The Dynamic Risk Assessment Portfolio Project is a simplified demonstration of a machine learning pipeline for data ingestion, model monitoring, deployment, and reporting. It is designed to showcase the end-to-end process of building and maintaining machine learning models in a production-like environment. Please note that this project is for educational purposes and not intended for use in real production systems.
The key goals of this project include:
-
Automated Risk Assessment: Develop an automated system that can continuously assess and predict risks based on incoming data.
-
Data Ingestion: Implement a robust data ingestion process to collect data from diverse sources and prepare it for analysis.
-
Model Training: Train machine learning models on historical data to learn patterns and make predictions.
-
Model Deployment: Deploy the trained models into a production environment for real-time risk scoring.
-
Model Monitoring: Continuously monitor the deployed models for any signs of model drift or performance degradation.
-
Reporting: Generate reports and diagnostics to provide insights into the risk assessment results.
The project directory structure is organized as follows:
- /practicedata/: Contains practice data used for testing and development.
- /sourcedata/: Contains the source data used for training machine learning models.
- /ingesteddata/: Stores compiled datasets after data ingestion.
- /testdata/: Contains additional data for testing machine learning models.
- /models/: Stores machine learning models intended for production use.
- /practicemodels/: Stores practice machine learning models.
- /production_deployment/: Holds final deployed machine learning models.
The key Python scripts in the project include:
- training.py: Script for training machine learning models.
- scoring.py: Script for scoring machine learning models.
- deployment.py: Script for deploying trained machine learning models.
- ingestion.py: Script for data ingestion.
- diagnostics.py: Script for measuring model and data diagnostics.
- reporting.py: Script for generating reports about model metrics.
- app.py: Script containing API endpoints.
- wsgi.py: Script to facilitate API deployment.
- apicalls.py: Script for making API calls.
- fullprocess.py: Script to determine the need for model redeployment and call other Python scripts as needed.
Additional project files:
- config.json: Configuration file specifying folder paths and script parameters.
- cronjob.txt: Cron job configuration file containing the command line for scheduled tasks.
- cron_log.txt: Log file for recording cron job execution.
- Dockerfile: Instructions for creating a Docker container for the project environment.

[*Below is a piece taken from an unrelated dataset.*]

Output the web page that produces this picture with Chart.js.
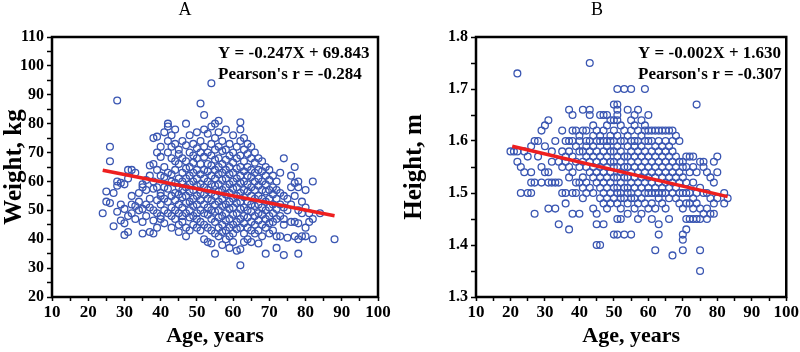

Certainly, you can include the step to run app.py
to start the API service before running fullprocess.py
or setting up the cron job. Here's the updated section:
To run this project locally, follow these steps:
-
Clone the project repository to your local machine.
-
Navigate to the project directory.
-
Ensure you have Python 3.8 installed.
-
Install the required Python packages by running the following command:
pip install -r requirements.txt
-
(Optional) Configure the
config.json
file to specify folder paths and other settings according to your environment. You can use the default values or change them as needed. -
Start the API service by running the
app.py
script:python app.py
-
Run the project's main script
fullprocess.py
using Python:python fullprocess.py
You can also run the project inside a Docker container. Docker provides a consistent and isolated environment for the project. Please note that you need to grant passwordless sudo
access within the container for the cron job to work properly. Follow these steps:
-
Clone the project repository to your local machine.
-
Navigate to the project directory.
-
Build the Docker image using the provided
Dockerfile
:docker build -t dynamic_risk_assessment_system_image .
-
Run the Docker container, ensuring that you grant
sudo
access within the container. You can also customize the ports by replacing8888:8888 -p 8889:8889 -p 8890:8890
with the desired ports:docker run --name dynamic_risk_assessment_system -p 8888:8888 -p 8889:8889 -p 8890:8890 -v ${PWD}:/home/jovyan/work/Dynamic_Risk_Assessment_System -e GRANT_SUDO=yes dynamic_risk_assessment_system_image
Please note the addition of
-e GRANT_SUDO=yes
to allowsudo
commands within the container. This is required for the cron job to execute successfully. -
(Optional) Configure the
config.json
file within the Docker container to specify folder paths and settings according to your environment. You can use the default values or change them as needed.
To schedule periodic execution of the project's fullprocess.py
script, follow these steps:
-
Start the API service by running the
app.py
script in the working directory:python app.py
-
Inside the Docker container, set up the cron job using the command saved in
cronjob.txt
:crontab /home/jovyan/work/Dynamic_Risk_Assessment_System/cronjob.txt
This will schedule the
fullprocess.py
script to run periodically, executing it every 10 minutes.